The only question remaining is how a native of a country famous for its sun, sea and sand manages living in a region where temperatures of minus 40°C are the norm. “I like the snow,” Lima said with a slightly mischievous grin, before adding: “It really is pretty when everything is white.”
He has never regretted his decision to move to and represent Russia, even rejecting an approach from the Brazilian Futsal Federation to play for his home country. Choosing to play for Russia is a decision that has proved fruitful. In 2012 his nine goals at the World Cup in Thailand fired Russia to the quarter-finals and earned him the top goalscorer award.
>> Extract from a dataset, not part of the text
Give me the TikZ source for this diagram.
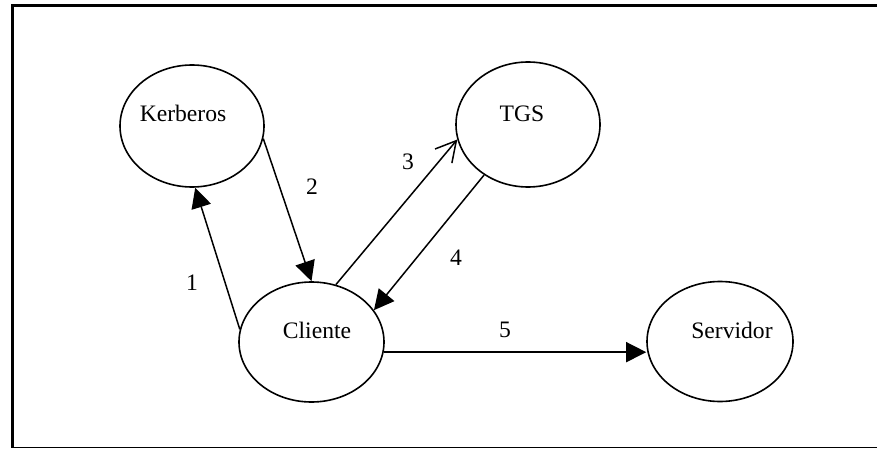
\documentclass[tikz,border=0pt]{standalone}
\usepackage{fontspec}
\setmainfont{Liberation Serif}
\usetikzlibrary{shapes.geometric,arrows.meta}

\tikzset{
  party/.style={ellipse, draw, line width=1.6pt, inner sep=0pt},
  caption/.style={anchor=base, inner sep=0pt, font=\fontsize{23.6}{28}\selectfont},
  msg/.style={line width=1.5pt, -{Triangle[length=20pt,width=20pt]}},
  openmsg/.style={line width=1.5pt, -{Straight Barb[length=20pt,width=22pt,line width=1.5pt]}},
}

\begin{document}
\begin{tikzpicture}[x=1pt,y=-1pt]
  \useasboundingbox (0,0) rectangle (877,449);

  % frame: heavy top and left rules, thin bottom rule
  \draw[line width=3.2pt] (877,5.7) -- (12.5,5.7) -- (12.5,448);
  \draw[line width=1.3pt] (11,447.6) -- (877,447.6);

  % parties
  \node[party, minimum width=144pt, minimum height=122pt] (ker) at (192,126) {};
  \node[party, minimum width=144pt, minimum height=125pt] (tgs) at (528,124.5) {};
  \node[party, minimum width=145pt, minimum height=120pt] (cli) at (311.5,342) {};
  \node[party, minimum width=146pt, minimum height=120pt] (srv) at (720,341.5) {};

  \node[caption] (kerT) at (183,122) {Kerberos};
  \node[caption] (tgsT) at (522,122) {TGS};
  \node[caption] (cliT) at (317,338) {Cliente};
  \node[caption] (srvT) at (732,338) {Servidor};

  % messages
  \draw[msg] (cli.170) -- (ker.273);
  \draw[msg] (ker.-10) -- (cli.90);
  \draw[openmsg] (cli.67) -- (tgs.192);
  \draw[msg] (tgs.229) -- (cli.27);
  \coordinate (m5) at (cli.-8);
  \draw[msg] (m5) -- (srv.west |- m5);

  % message numbers
  \node[caption] (n1) at (192,290) {1};
  \node[caption] (n2) at (312,194) {2};
  \node[caption] (n3) at (408,169) {3};
  \node[caption] (n4) at (456,265.5) {4};
  \node[caption] (n5) at (505,337.5) {5};
\end{tikzpicture}
\end{document}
Now, four years later, he has six goals to his name and his team have progressed a step further to the semi-finals, eliminating Spain, their conquerors at Thailand 2012 and also in the final of the UEFA Futsal EURO in February this year, along the way.
The burning ambition: to reach the final“The win against Spain was an important step for us, not just because of the result itself, but because of how we performed mentally,” said Russia’s No8. Now his side face Iran, a team “we know very well as we’ve played a lot of friendlies against them”. That is not the only reason Lima is treating the opposition with respect.
“If they’re strong enough to stop Brazil, then they’ll definitely cause us a few problems,” continued Lima, whose excitement ahead of the big game is palpable but whose nerves are very much in check. “We’re calm and we need to stay that way. That’s the only way we can play our best,” he said with self-assurance.
Lima missed out on the final of the UEFA Futsal EURO in February because of suspension – once again it was a red card that had a major impact on his career – and so his motivation to take that next step and reach the final in Colombia is massive. “It’s a double incentive for me,” he said confidently as the interview drew to a conclusion.
To do so, he and his team must find a way past the champions of Asia, with the finer details likely to make the difference. It is encouraging, then, that Lima knows exactly what that means.